• _MATERIAL_:
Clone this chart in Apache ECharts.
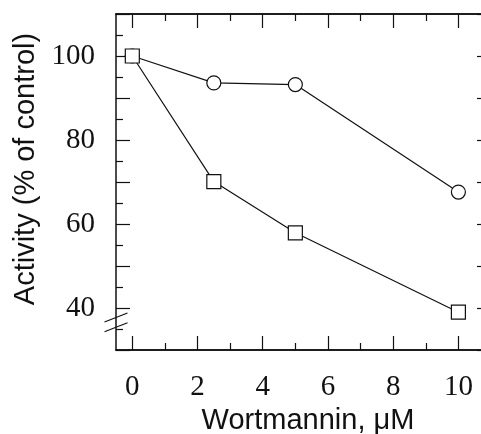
<!DOCTYPE html>
<html>
<head>
<meta charset="utf-8">
<script src="https://cdn.jsdelivr.net/npm/echarts@6/dist/echarts.min.js"></script>
<style>
html,body{margin:0;padding:0;background:#fff;}
#chart{width:481px;height:434px;}
</style>
</head>
<body>
<div id="chart"></div>
<script>
// Data
var concentrations = [0, 2.5, 5, 10];
var circleValues = [100, 93.6, 93.2, 67.6];
var squareValues = [100, 70.1, 57.9, 39.0];
var xMajorTicks = [0, 2, 4, 6, 8, 10];
var xMinorTicks = [1, 3, 5, 7, 9];
var yLabelValues = [40, 60, 80, 100];
var xTitle = 'Wortmannin, μM';
var yTitle = 'Activity (% of control)';

var ink = '#111';
var chart = echarts.init(document.getElementById('chart'), null, {renderer: 'canvas'});

function pairs(xs, ys) { return xs.map(function (x, i) { return [x, ys[i]]; }); }

function xAx(pos, ticks, len, labels) {
  return {
    type: 'value', position: pos, min: -0.5, max: 11, gridIndex: 0,
    axisLine: {show: true, onZero: false, lineStyle: {color: ink, width: 1.5}},
    axisTick: {show: true, inside: true, length: len, customValues: ticks, lineStyle: {color: ink, width: 1.2}},
    axisLabel: labels ? {show: true, customValues: xMajorTicks, margin: 23,
      fontFamily: 'Liberation Serif', fontSize: 29, color: ink} : {show: false},
    splitLine: {show: false}
  };
}
function yAx(pos, labels) {
  return {
    type: 'value', position: pos, min: 30, max: 110, interval: 10,
    axisLine: {show: true, onZero: false, lineStyle: {color: ink, width: 1.5}},
    axisTick: {show: true, inside: true, length: 14, lineStyle: {color: ink, width: 1.2}},
    minorTick: {show: true, splitNumber: 2, length: 7, lineStyle: {color: ink, width: 1.2}},
    axisLabel: labels ? {show: true, margin: 21, fontFamily: 'Liberation Serif', fontSize: 29, color: ink,
      formatter: function (v) { return yLabelValues.indexOf(v) >= 0 ? String(v) : ''; }} : {show: false},
    splitLine: {show: false}
  };
}

chart.setOption({
  animation: false,
  backgroundColor: '#fff',
  grid: {left: 116, top: 14, width: 375, height: 336, containLabel: false, outerBoundsMode: 'none'},
  xAxis: [
    xAx('bottom', xMajorTicks, 14, true),
    xAx('bottom', xMinorTicks, 7, false),
    xAx('top', xMajorTicks, 14, false),
    xAx('top', xMinorTicks, 7, false)
  ],
  yAxis: [yAx('left', true), yAx('right', false)],
  series: [
    {type: 'line', data: pairs(concentrations, circleValues), symbol: 'circle', symbolSize: 14,
      lineStyle: {color: ink, width: 1.2}, itemStyle: {color: '#fff', borderColor: ink, borderWidth: 1.2}, z: 3},
    {type: 'line', data: pairs(concentrations, squareValues), symbol: 'rect', symbolSize: 14,
      lineStyle: {color: ink, width: 1.2}, itemStyle: {color: '#fff', borderColor: ink, borderWidth: 1.2}, z: 3}
  ]
});

var p40 = chart.convertToPixel({xAxisIndex: 0, yAxisIndex: 0}, [-0.5, 40]);
var pTop = chart.convertToPixel({xAxisIndex: 0, yAxisIndex: 0}, [11, 110]);
var pBot = chart.convertToPixel({xAxisIndex: 0, yAxisIndex: 0}, [-0.5, 30]);
var ax = p40[0];
var b1 = p40[1] + 9.5, b2 = p40[1] + 19.2;
chart.setOption({
  graphic: [
    {type: 'line', shape: {x1: ax - 11.5, y1: b1 + 4.5, x2: ax + 11.5, y2: b1 - 4.5}, style: {stroke: ink, lineWidth: 1.2}, z: 10},
    {type: 'line', shape: {x1: ax - 11.5, y1: b2 + 4.5, x2: ax + 11.5, y2: b2 - 4.5}, style: {stroke: ink, lineWidth: 1.2}, z: 10},
    {type: 'text', x: (ax + pTop[0]) / 2 + 4.5, y: pBot[1] + 71, style: {text: xTitle, fontFamily: 'Liberation Sans', fontSize: 29,
      fill: ink, align: 'center', verticalAlign: 'middle'}},
    {type: 'text', x: 26, y: (pTop[1] + pBot[1]) / 2 - 13, rotation: Math.PI / 2,
      style: {text: yTitle, fontFamily: 'Liberation Sans', fontSize: 29, fill: ink, align: 'center', verticalAlign: 'middle'}}
  ]
});
</script>
</body>
</html>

• _TASK TO COMPLETE_:
Return all of the data exactly as written, and drop the pictures.

• _ANSWER BELOW_:
Clone this chart in Apache ECharts.
<!DOCTYPE html>
<html>
<head>
<meta charset="utf-8">
<script src="https://cdn.jsdelivr.net/npm/echarts@6/dist/echarts.min.js"></script>
<style>
html,body{margin:0;padding:0;background:#fff;}
#chart{width:481px;height:434px;}
</style>
</head>
<body>
<div id="chart"></div>
<script>
// Data
var concentrations = [0, 2.5, 5, 10];
var circleValues = [100, 93.6, 93.2, 67.6];
var squareValues = [100, 70.1, 57.9, 39.0];
var xMajorTicks = [0, 2, 4, 6, 8, 10];
var xMinorTicks = [1, 3, 5, 7, 9];
var yLabelValues = [40, 60, 80, 100];
var xTitle = 'Wortmannin, μM';
var yTitle = 'Activity (% of control)';

var ink = '#111';
var chart = echarts.init(document.getElementById('chart'), null, {renderer: 'canvas'});

function pairs(xs, ys) { return xs.map(function (x, i) { return [x, ys[i]]; }); }

function xAx(pos, ticks, len, labels) {
  return {
    type: 'value', position: pos, min: -0.5, max: 11, gridIndex: 0,
    axisLine: {show: true, onZero: false, lineStyle: {color: ink, width: 1.5}},
    axisTick: {show: true, inside: true, length: len, customValues: ticks, lineStyle: {color: ink, width: 1.2}},
    axisLabel: labels ? {show: true, customValues: xMajorTicks, margin: 23,
      fontFamily: 'Liberation Serif', fontSize: 29, color: ink} : {show: false},
    splitLine: {show: false}
  };
}
function yAx(pos, labels) {
  return {
    type: 'value', position: pos, min: 30, max: 110, interval: 10,
    axisLine: {show: true, onZero: false, lineStyle: {color: ink, width: 1.5}},
    axisTick: {show: true, inside: true, length: 14, lineStyle: {color: ink, width: 1.2}},
    minorTick: {show: true, splitNumber: 2, length: 7, lineStyle: {color: ink, width: 1.2}},
    axisLabel: labels ? {show: true, margin: 21, fontFamily: 'Liberation Serif', fontSize: 29, color: ink,
      formatter: function (v) { return yLabelValues.indexOf(v) >= 0 ? String(v) : ''; }} : {show: false},
    splitLine: {show: false}
  };
}

chart.setOption({
  animation: false,
  backgroundColor: '#fff',
  grid: {left: 116, top: 14, width: 375, height: 336, containLabel: false, outerBoundsMode: 'none'},
  xAxis: [
    xAx('bottom', xMajorTicks, 14, true),
    xAx('bottom', xMinorTicks, 7, false),
    xAx('top', xMajorTicks, 14, false),
    xAx('top', xMinorTicks, 7, false)
  ],
  yAxis: [yAx('left', true), yAx('right', false)],
  series: [
    {type: 'line', data: pairs(concentrations, circleValues), symbol: 'circle', symbolSize: 14,
      lineStyle: {color: ink, width: 1.2}, itemStyle: {color: '#fff', borderColor: ink, borderWidth: 1.2}, z: 3},
    {type: 'line', data: pairs(concentrations, squareValues), symbol: 'rect', symbolSize: 14,
      lineStyle: {color: ink, width: 1.2}, itemStyle: {color: '#fff', borderColor: ink, borderWidth: 1.2}, z: 3}
  ]
});

var p40 = chart.convertToPixel({xAxisIndex: 0, yAxisIndex: 0}, [-0.5, 40]);
var pTop = chart.convertToPixel({xAxisIndex: 0, yAxisIndex: 0}, [11, 110]);
var pBot = chart.convertToPixel({xAxisIndex: 0, yAxisIndex: 0}, [-0.5, 30]);
var ax = p40[0];
var b1 = p40[1] + 9.5, b2 = p40[1] + 19.2;
chart.setOption({
  graphic: [
    {type: 'line', shape: {x1: ax - 11.5, y1: b1 + 4.5, x2: ax + 11.5, y2: b1 - 4.5}, style: {stroke: ink, lineWidth: 1.2}, z: 10},
    {type: 'line', shape: {x1: ax - 11.5, y1: b2 + 4.5, x2: ax + 11.5, y2: b2 - 4.5}, style: {stroke: ink, lineWidth: 1.2}, z: 10},
    {type: 'text', x: (ax + pTop[0]) / 2 + 4.5, y: pBot[1] + 71, style: {text: xTitle, fontFamily: 'Liberation Sans', fontSize: 29,
      fill: ink, align: 'center', verticalAlign: 'middle'}},
    {type: 'text', x: 26, y: (pTop[1] + pBot[1]) / 2 - 13, rotation: Math.PI / 2,
      style: {text: yTitle, fontFamily: 'Liberation Sans', fontSize: 29, fill: ink, align: 'center', verticalAlign: 'middle'}}
  ]
});
</script>
</body>
</html>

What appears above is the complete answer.